In case people are suspicious/wondering about this story, it is credible to me. I worked with Bill Yundt and he told the story back in 1996. I've also seen the absolute lowest layers of Cisco IOS for 68000's and it certainly appears to come from that era of computing. One especially surprising and interesting thing to me is that it uses cooperative multitasking, not preemptive. This is how systems were written in those days, based on the limitations of early microprocessors. (At the same time in the industry, protected mode multiprocessing existed. But it was in big iron, controlled by IBM, Cray, Unisys and CDC. And those are all of the has-beens now: because technologies like microprocessors, even with their limitations, took over the industry.)
I still remember when preemptive multitasking became big in the X86 world in the late 80s/early 90s. It was a real sea change in OS stability. DESQView was fantastic but real preemptive multitasking was amazing. It was why I stayed on OS/2 until 1996 or 1997.
I still like it to this day for microcontroller projects.
It's not that difficult to write code that iterates in chunks and yields now and then.
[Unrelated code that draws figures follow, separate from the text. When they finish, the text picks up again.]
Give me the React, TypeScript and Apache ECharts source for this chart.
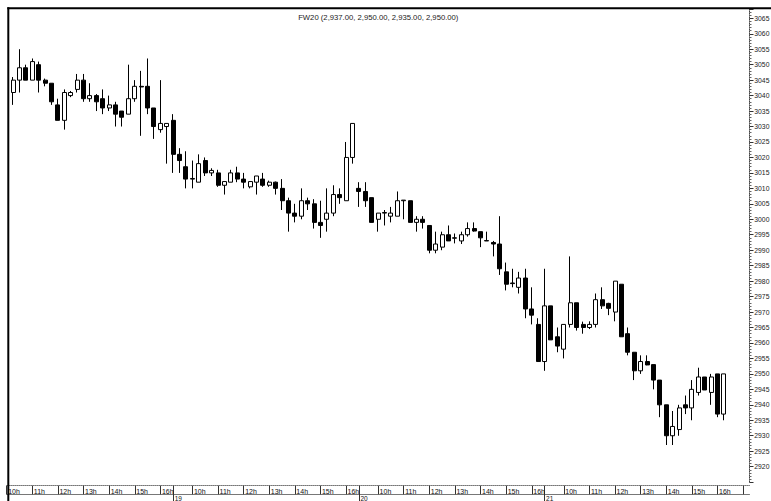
import React, { useEffect, useRef } from 'react';
import * as echarts from 'echarts';

// ---- data ----
const SYMBOL = 'FW20';
const DAYS = ['18', '19', '20', '21'];
const SLOT_TIMES = [
  '09:15', '09:30', '09:45', '10:00', '10:15', '10:30', '10:45', '11:00', '11:15', '11:30',
  '11:45', '12:00', '12:15', '12:30', '12:45', '13:00', '13:15', '13:30', '13:45', '14:00',
  '14:15', '14:30', '14:45', '15:00', '15:15', '15:30', '15:45', '16:00', '16:15',
];
const FIRST_DAY_START = '10:00';
const FUTURE_TIMES = ['16:30', '16:45', '17:00', '17:15'];

// 15-minute candles starting at 18 10:15
const OPEN = [
  3041, 3045, 3049, 3045, 3050, 3045, 3044, 3037, 3032, 3040,
  3042, 3045, 3039, 3040, 3039, 3036, 3037, 3035, 3034, 3039,
  3043, 3043, 3036, 3029, 3030, 3032, 3021, 3017, 3013, 3012,
  3019, 3015, 3015, 3011, 3012, 3015, 3013, 3010.5, 3012, 3013,
  3011, 3012, 3010, 3006, 3002, 3001, 3006, 3005, 2999, 3000,
  3002, 3008, 3006, 3020, 3010, 3009, 3007, 3000, 3002, 3001,
  3001, 3006, 3006, 2999, 3000, 2998, 2990, 2991, 2995, 2994,
  2993, 2995, 2997, 2996, 2993.1, 2992.5, 2992, 2983, 2979.4, 2978,
  2981, 2971, 2966, 2954, 2972, 2962, 2958, 2966, 2973, 2966,
  2965, 2966, 2974, 2972.8, 2970, 2979, 2963, 2957, 2951, 2954,
  2953, 2948, 2940, 2930, 2932, 2940, 2939, 2944, 2949, 2944,
  2950, 2937,
];
const HIGH = [
  3046, 3055, 3050, 3052, 3051, 3045.5, 3044, 3039, 3042, 3041.5,
  3047, 3047, 3044, 3040.5, 3042, 3040, 3038, 3035, 3050, 3045,
  3048, 3052, 3036, 3045, 3031, 3034, 3023, 3022, 3019, 3021,
  3020, 3016.5, 3016, 3012.2, 3016, 3017, 3015, 3012.2, 3014, 3015,
  3012.5, 3012.2, 3013, 3007, 3005, 3010, 3007, 3006.5, 3006, 3010,
  3011, 3010, 3025, 3031, 3012, 3012, 3007, 3002, 3003, 3004,
  3009, 3006.2, 3006, 3001, 3001, 2998, 2996, 2996, 2998, 2995.4,
  2996, 2999, 2999, 2996, 2996, 2993, 3001, 2986, 2984, 2983,
  2984, 2978, 2968, 2984, 2972, 2965, 2966, 2988, 2973, 2966.9,
  2967, 2976, 2978, 2973, 2980, 2979, 2965, 2957, 2956, 2956,
  2953, 2948, 2940, 2938, 2940, 2943, 2948, 2952, 2949, 2950,
  2950, 2950,
];
const LOW = [
  3037, 3041, 3045, 3045, 3041, 3043, 3037, 3032, 3029, 3039.5,
  3041, 3038, 3038, 3035, 3034, 3035, 3030, 3030, 3034, 3038,
  3027, 3034, 3026, 3028, 3018, 3015, 3015, 3010, 3010, 3012,
  3014, 3014, 3010.5, 3008, 3012, 3012, 3010, 3010, 3008, 3010.5,
  3010.5, 3008, 3003, 2996, 2999, 3000, 3003, 2997, 2994, 2996,
  3001, 3005, 3006, 3018, 3004, 3004, 2999, 2996, 2998, 2999,
  3001, 3000, 2999, 2996, 2997, 2989, 2989, 2990, 2993, 2992.2,
  2992, 2994.4, 2996, 2991, 2993, 2988, 2982, 2977, 2978, 2976,
  2968, 2966, 2954, 2951, 2961, 2957, 2955, 2965, 2964, 2963,
  2964.5, 2965, 2971, 2969, 2967, 2962, 2956, 2948, 2950, 2952.8,
  2945, 2936, 2927, 2927, 2930, 2937, 2935, 2943, 2944.8, 2940,
  2936, 2935,
];
const CLOSE = [
  3045, 3049, 3045, 3051, 3045, 3044, 3038, 3032, 3041, 3041,
  3045, 3039, 3040, 3038, 3036, 3037, 3034, 3033, 3039, 3043,
  3042.8, 3036, 3030, 3031, 3031, 3021, 3019, 3013, 3013.2, 3018,
  3015, 3015.8, 3011, 3012.2, 3015, 3013, 3012, 3012.2, 3014, 3011,
  3012, 3010, 3006, 3002, 3001, 3006, 3005, 2999, 2998, 3002,
  3008, 3007, 3020, 3031, 3009, 3006, 2999, 3002, 3002.2, 3002,
  3006, 3006.2, 2999, 3000, 2999, 2990, 2992, 2995, 2993, 2993.9,
  2995, 2997, 2996.2, 2994, 2993, 2992, 2984, 2979, 2979.2, 2981,
  2971, 2969, 2954, 2972, 2961, 2959, 2966, 2973, 2965, 2965,
  2966, 2974, 2972, 2971.2, 2980, 2962, 2957, 2951, 2954, 2952.9,
  2948, 2940, 2930, 2933, 2939, 2939, 2945, 2949, 2944.8, 2949,
  2937, 2950,
];

const Y_MIN = 2915;
const Y_MAX = 3068;
const Y_STEP = 5;

// ---- categories ----
const CATEGORIES: string[] = [];
DAYS.forEach((d, di) => {
  const times = di === 0 ? SLOT_TIMES.slice(SLOT_TIMES.indexOf(FIRST_DAY_START)) : SLOT_TIMES;
  times.forEach((t) => CATEGORIES.push(d + ' ' + t));
});
FUTURE_TIMES.forEach((t) => CATEGORIES.push(DAYS[DAYS.length - 1] + ' ' + t));
const FUTURE_SET = new Set(FUTURE_TIMES.map((t) => DAYS[DAYS.length - 1] + ' ' + t));

const FONT = '"Liberation Sans", Arial, Helvetica, sans-serif';

const isHour = (v: string) => v.endsWith(':00');
const isDayStart = (v: string) => v.endsWith(' ' + SLOT_TIMES[0]);

const fmt = (n: number) =>
  n.toLocaleString('en-US', { minimumFractionDigits: 2, maximumFractionDigits: 2 });

export default function App() {
  const ref = useRef<HTMLDivElement>(null);

  useEffect(() => {
    if (!ref.current) return;
    const chart = echarts.init(ref.current, undefined, { renderer: 'svg' });

    const data = CATEGORIES.map((_, i) => {
      const g = i - 1;
      if (g < 0 || g >= OPEN.length) return '-';
      return [OPEN[g], CLOSE[g], LOW[g], HIGH[g]];
    });
    const last = OPEN.length - 1;
    const titleText = `${SYMBOL} (${fmt(OPEN[last])}, ${fmt(HIGH[last])}, ${fmt(LOW[last])}, ${fmt(CLOSE[last])})`;

    const option: any = {
      animation: false,
      backgroundColor: '#ffffff',
      textStyle: { fontFamily: FONT },
      grid: {
        left: 6.7,
        right: 21.5,
        top: 9.02,
        bottom: 18.88,
        containLabel: false,
        outerBoundsMode: 'none',
      },
      xAxis: [
        {
          type: 'category',
          data: CATEGORIES,
          boundaryGap: false,
          position: 'bottom',
          offset: 3.6,
          axisLine: { show: true, lineStyle: { color: '#777', width: 1, type: 'dotted' } },
          axisTick: {
            show: true,
            interval: (_i: number, v: string) => isHour(v),
            length: 8.6,
            lineStyle: { color: '#333', width: 1 },
          },
          axisLabel: {
            show: true,
            interval: (_i: number, v: string) => isHour(v) && !FUTURE_SET.has(v),
            formatter: (v: string) => String(parseInt(v.split(' ')[1], 10)) + 'h',
            align: 'left',
            margin: 1.8,
            fontSize: 7,
            lineHeight: 7,
            color: '#111',
            fontFamily: FONT,
            padding: [0, 0, 0, 1.5],
          },
          splitLine: { show: false },
        },
        {
          type: 'category',
          data: CATEGORIES,
          boundaryGap: false,
          position: 'bottom',
          offset: 3.6,
          axisLine: { show: false },
          axisTick: {
            show: true,
            interval: (_i: number, v: string) => isDayStart(v),
            length: 16,
            lineStyle: { color: '#333', width: 1 },
          },
          axisLabel: {
            show: true,
            interval: (_i: number, v: string) => isDayStart(v),
            formatter: (v: string) => v.split(' ')[0],
            align: 'left',
            margin: 9.4,
            fontSize: 6.5,
            lineHeight: 6,
            color: '#111',
            fontFamily: FONT,
            padding: [0, 0, 0, 1.5],
          },
          splitLine: { show: false },
        },
        {
          type: 'category',
          data: CATEGORIES,
          boundaryGap: false,
          position: 'bottom',
          offset: 12.2,
          axisLine: { show: true, lineStyle: { color: '#777', width: 1 } },
          axisTick: { show: false },
          axisLabel: { show: false },
          splitLine: { show: false },
        },
      ],
      yAxis: {
        type: 'value',
        position: 'right',
        min: Y_MIN,
        max: Y_MAX,
        interval: Y_STEP,
        axisLine: { show: true, lineStyle: { color: '#444', width: 1, type: 'dotted' } },
        axisTick: { show: true, length: 4, lineStyle: { color: '#333', width: 1 } },
        minorTick: { show: true, splitNumber: 5, length: 2, lineStyle: { color: '#666', width: 1 } },
        axisLabel: {
          margin: 4.8,
          fontSize: 6.8,
          color: '#222',
          fontFamily: FONT,
          showMinLabel: false,
          showMaxLabel: false,
          formatter: (v: number) => String(v),
        },
        splitLine: { show: false },
        minorSplitLine: { show: false },
      },
      series: [
        {
          type: 'candlestick',
          xAxisIndex: 0,
          yAxisIndex: 0,
          data,
          barWidth: 4.5,
          itemStyle: {
            color: '#ffffff',
            color0: '#000000',
            borderColor: '#000000',
            borderColor0: '#000000',
            borderWidth: 1,
          },
        },
      ],
      graphic: [
        {
          type: 'line',
          z: 100,
          silent: true,
          shape: { x1: 7.3, y1: 8.3, x2: 771, y2: 8.3 },
          style: { stroke: '#000', lineWidth: 2 },
        },
        {
          type: 'line',
          z: 100,
          silent: true,
          shape: { x1: 8.3, y1: 7.3, x2: 8.3, y2: 501 },
          style: { stroke: '#000', lineWidth: 2 },
        },
        {
          type: 'text',
          z: 100,
          silent: true,
          x: 378.3,
          y: 17.3,
          style: {
            text: titleText,
            align: 'center',
            verticalAlign: 'middle',
            fontSize: 7.7,
            fontFamily: FONT,
            fill: '#222',
          },
        },
      ],
    };

    chart.setOption(option);
    return () => chart.dispose();
  }, []);

  return (
    <div
      ref={ref}
      style={{ position: 'fixed', left: 0, top: 0, width: 771, height: 501, background: '#fff' }}
    />
  );
}
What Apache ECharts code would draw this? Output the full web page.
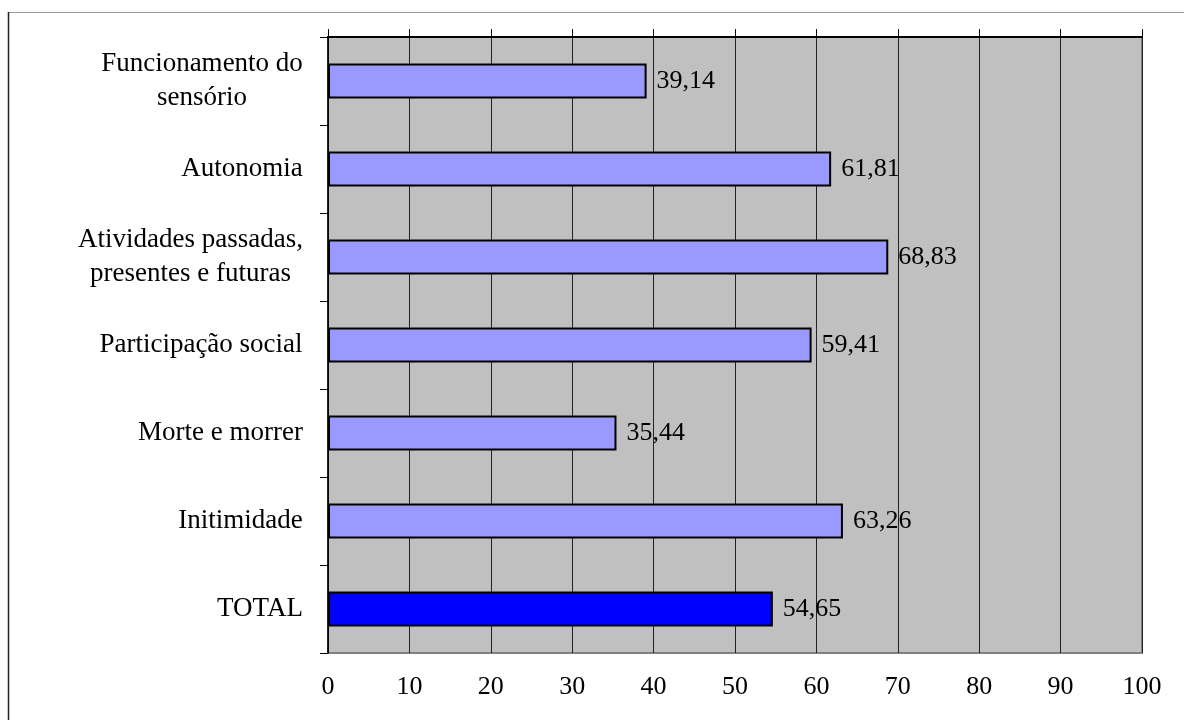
<!DOCTYPE html>
<html>
<head>
<meta charset="utf-8">
<script src="https://cdn.jsdelivr.net/npm/echarts@6/dist/echarts.min.js"></script>
<style>
  html, body { margin: 0; padding: 0; background: #fff; }
  #chart { width: 1184px; height: 720px; }
</style>
</head>
<body>
<div id="chart"></div>
<script>
const categories = [
  'Funcionamento do\nsensório',
  'Autonomia',
  'Atividades passadas,\npresentes e futuras',
  'Participação social',
  'Morte e morrer',
  'Initimidade',
  'TOTAL'
];
const values = [39.14, 61.81, 68.83, 59.41, 35.44, 63.26, 54.65];
const xTicks = [0, 10, 20, 30, 40, 50, 60, 70, 80, 90, 100];

const barColor = '#9999ff';
const totalColor = '#0000ff';
const fontFamily = '"Liberation Serif", "Times New Roman", serif';
const fontSize = 26;
const catFontSize = 27;

// width of the longest line, so wrapped labels are centred line by line
const ctx = document.createElement('canvas').getContext('2d');
ctx.font = catFontSize + 'px ' + fontFamily;
function lineWidth(label) {
  return Math.ceil(Math.max(...label.split('\n').map(s => ctx.measureText(s).width)));
}
const rich = {};
categories.forEach((c, i) => {
  rich['c' + i] = { width: lineWidth(c), align: 'center', fontSize: catFontSize, lineHeight: 34, fontFamily: fontFamily, color: '#000' };
});

const chart = echarts.init(document.getElementById('chart'));

const option = {
  animation: false,
  backgroundColor: '#fff',
  textStyle: { fontFamily: fontFamily },
  graphic: [
    // outer chart frame
    { type: 'line', shape: { x1: 8, y1: 12.5, x2: 1184, y2: 12.5 }, style: { stroke: '#999', lineWidth: 1 }, silent: true },
    { type: 'line', shape: { x1: 8.5, y1: 12, x2: 8.5, y2: 720 }, style: { stroke: '#222', lineWidth: 1.5 }, silent: true }
  ],
  grid: {
    left: 328,
    right: 42,
    top: 37,
    bottom: 67,
    show: true,
    backgroundColor: '#c0c0c0',
    borderColor: '#808080',
    borderWidth: 2
  },
  xAxis: [
    {
      type: 'value',
      position: 'bottom',
      min: 0,
      max: 100,
      interval: 10,
      axisLine: { show: false },
      axisTick: { show: false },
      axisLabel: {
        color: '#000',
        fontSize: fontSize,
        fontFamily: fontFamily,
        margin: 21,
        formatter: v => xTicks.includes(v) ? String(v) : ''
      },
      splitLine: { show: true, lineStyle: { color: '#222', width: 1 } }
    },
    {
      type: 'value',
      position: 'top',
      min: 0,
      max: 100,
      interval: 10,
      axisLine: { show: true, onZero: false, lineStyle: { color: '#000', width: 2 } },
      axisTick: { show: true, inside: false, length: 8, lineStyle: { color: '#000', width: 1 } },
      axisLabel: { show: false },
      splitLine: { show: false }
    }
  ],
  yAxis: {
    type: 'category',
    inverse: true,
    data: categories,
    axisLine: { show: true, lineStyle: { color: '#000', width: 1.5 } },
    axisTick: { show: true, length: 8, lineStyle: { color: '#000' } },
    axisLabel: {
      color: '#000',
      fontSize: catFontSize,
      fontFamily: fontFamily,
      margin: 25,
      lineHeight: 34,
      align: 'right',
      formatter: (v, i) => '{c' + i + '|' + v + '}',
      rich: rich
    },
    splitLine: { show: false }
  },
  series: [
    {
      type: 'bar',
      xAxisIndex: 0,
      barWidth: 35,
      data: values.map((v, i) => ({
        value: v,
        itemStyle: { color: i === values.length - 1 ? totalColor : barColor }
      })),
      itemStyle: { borderColor: '#000', borderWidth: 2 },
      label: {
        show: true,
        position: 'right',
        distance: 10,
        color: '#000',
        fontSize: fontSize,
        fontFamily: fontFamily,
        formatter: p => p.value.toFixed(2).replace('.', ',')
      }
    }
  ]
};

chart.setOption(option);
</script>
</body>
</html>
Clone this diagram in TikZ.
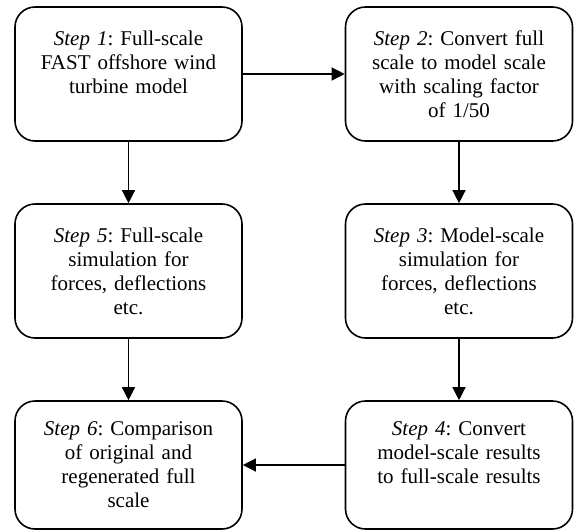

Of course you want to avoid non-finite I/O calls (make use of timeout parameters where available).
Things that need low latency (eg. counting encoder ticks) are still interrupt driven (or handled by dedicated peripherals).
The only thing you need to achieve pre-emptive multitasking is interrupts and the ability to cleanly save the current CPU state.
The 68k lacked the ability to resume with full state intact after a bus fault, which made an off-chip MMU painful (but there was one - the MC68451[1]), but this doesn't affect the ability to do pre-emptive multitasking at all.
AmigaOS famously did have preemptive multitasking - we used it to mock PC and Mac users with for years.
[1] https://en.wikipedia.org/wiki/Motorola_68451
Note that to do full virtual memory with a 68k, Motorola proposed using a second 68k to handle page faults due to a design flaw:
You can preemptively schedule without an MMU just fine, just like there's nothing stopping multiple threads in the same address space from being preemptively scheduled.
Microware OS9 implemented preemptive multitasking on the motorola 6809 without an MMU back in 1980. You don't have memory protection without an MMU, but you can have preemptive multitasking.
As another commenter pointed out, you can do pre-emptive multitasking just fine without an MMU. And as it turns out AmigaOS had just that. All you need for pre-emptive multitasking is a suitable interrupt source to use for task switching.
What it did not have was memory protection or virtual memory. You do need an MMU for those.